Use StatefulSets for Databases
Kubernetes provides StatefulSets to manage stateful applications like databases. Unlike Deployments, StatefulSets:
- Assign stable network identities (DNS) to Pods
- Preserve persistent volumes across Pod restarts
- Maintain ordered, rolling updates
For example, running a PostgreSQL cluster with StatefulSets ensures that replicas can identify each other via predictable hostnames like:
postgres-0.postgres.default.svc.cluster.local
Persistent Volume Management
Databases need persistent storage that outlives Pods. This is handled using:
- Persistent Volume Claims (PVCs): Requested by StatefulSets
- StorageClasses: Define how volumes are provisioned (e.g., AWS EBS, GCP PD, Ceph)
Best Practices
- Use ReadWriteOnce (RWO) volumes for most single-node databases
- Choose fast, durable storage (SSD-backed where possible)
- Enable volume snapshots for disaster recovery
- Avoid using ephemeral storage for production data
Example PVC template in a StatefulSet:
volumeClaimTemplates:
- metadata:
name: data
spec:
accessModes: ["ReadWriteOnce"]
resources:
requests:
storage: 10Gi
storageClassName: fast-ssd
Network Configuration and DNS
Databases often require stable endpoints for replication and client connections. StatefulSets offer:
- Stable Pod DNS (essential for clustering)
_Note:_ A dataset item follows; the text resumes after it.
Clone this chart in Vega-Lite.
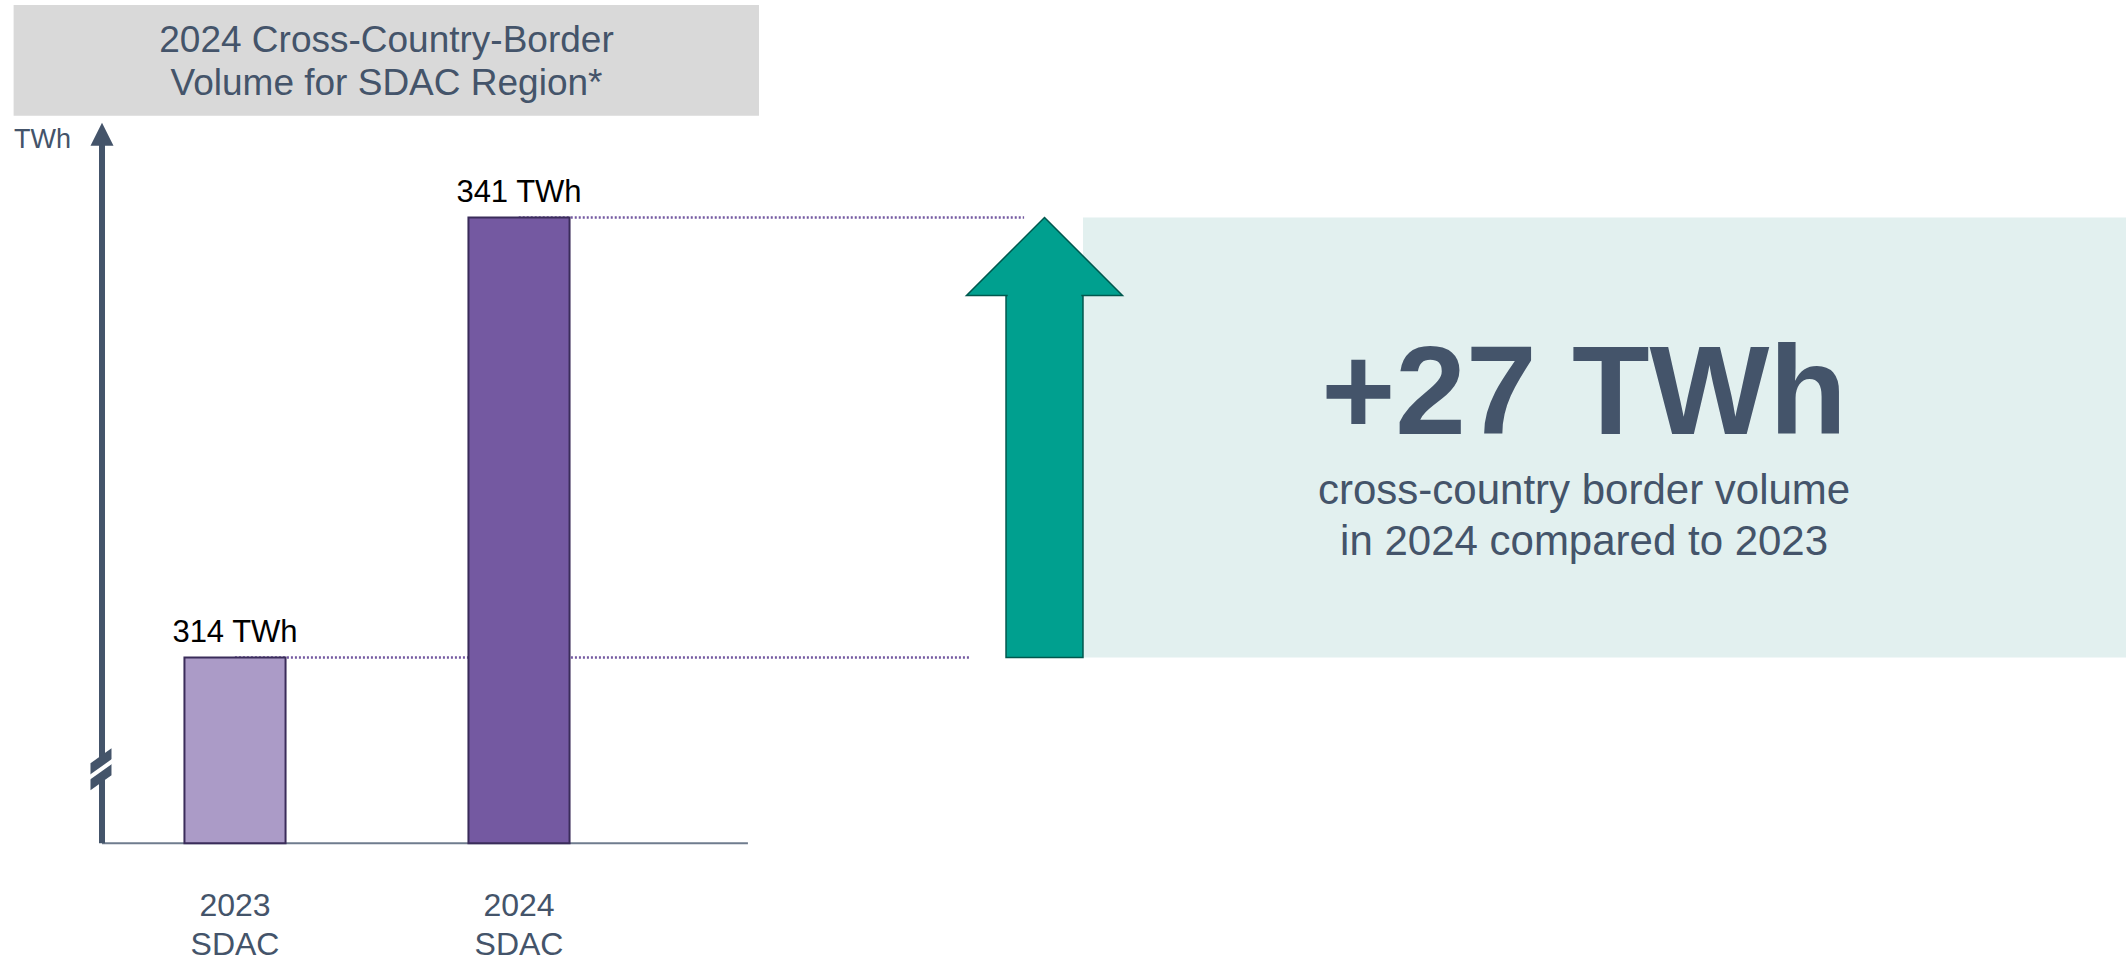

- Headless Services for direct Pod access
Example headless service:
apiVersion: v1
kind: Service
metadata:
name: postgres
spec:
clusterIP: None
selector:
app: postgres
ports:
- port: 5432
This enables discovery of each replica with DNS like postgres-0.postgres
, postgres-1.postgres
, etc.
Database Configuration and Initialization
Automate initialization with Kubernetes-native patterns:
- Init Containers: Set up schemas or seed data
- ConfigMaps/Secrets: Store configuration and credentials
- Probes: Use liveness and readiness probes to ensure Pod health
Example readiness probe:
readinessProbe:
exec:
command: ["pg_isready", "-U", "postgres"]
initialDelaySeconds: 10
periodSeconds: 5
Backup and Restore Strategies
Backups are critical in containerized environments. Use one of the following approaches:
- Run scheduled jobs using CronJobs and tools like
pg_dump
,mysqldump
- Use sidecar containers to perform continuous backups to S3 or GCS
- Take volume snapshots using CSI (Container Storage Interface) drivers
Example: CronJob for MySQL Backup
apiVersion: batch/v1
kind: CronJob
metadata:
name: mysql-backup
spec:
schedule: "0 2 * * *"
jobTemplate:
spec:
template:
spec:
containers:
- name: backup
image: mysql
args:
- /bin/sh
- -c
- "mysqldump -u root -p$MYSQL_PASSWORD mydb > /backup/backup.sql"
env:
- name: MYSQL_PASSWORD
valueFrom:
secretKeyRef:
name: mysql-secret
key: password
restartPolicy: OnFailure
High Availability (HA) Patterns
Single-node databases can be a SPOF (Single Point of Failure). For HA:
- Use database-native clustering (e.g., Galera for MySQL, Patroni for PostgreSQL)
- Combine with PodAntiAffinity to spread Pods across nodes
- Use PersistentVolumes with replication for data durability
Example: Pod Anti-Affinity
affinity:
podAntiAffinity:
requiredDuringSchedulingIgnoredDuringExecution:
- labelSelector:
matchExpressions:
- key: app
operator: In
values:
- postgres
topologyKey: "kubernetes.io/hostname"
Security Considerations
Databases hold sensitive data. Secure them with:
- Secrets for credentials (avoid hardcoding in YAML)
- TLS encryption for database connections
- RBAC and Network Policies to restrict access
- Audit logging and monitoring
Monitoring and Observability
Instrument your database with:
- Prometheus exporters (e.g.,
mysqld_exporter
,postgres_exporter
) - Grafana dashboards for performance metrics
- Kubernetes Events and Logs for debugging
When to Use External DBaaS
In some cases, a managed Database-as-a-Service (DBaaS) may be more appropriate:
- Need for minimal operational overhead
- High availability with SLA guarantees
- Disaster recovery and compliance needs
Use Kubernetes-native tools like ExternalName or Service Mesh for seamless integration with DBaaS.
Conclusion
Running databases in Kubernetes requires thoughtful design around storage, networking, backups, and security. By leveraging StatefulSets, persistent volumes, and best practices like automated backups and readiness probes, you can reliably operate databases in a containerized world. Kubernetes is not just for stateless apps anymore—when done right, it’s a powerful platform for managing stateful services too.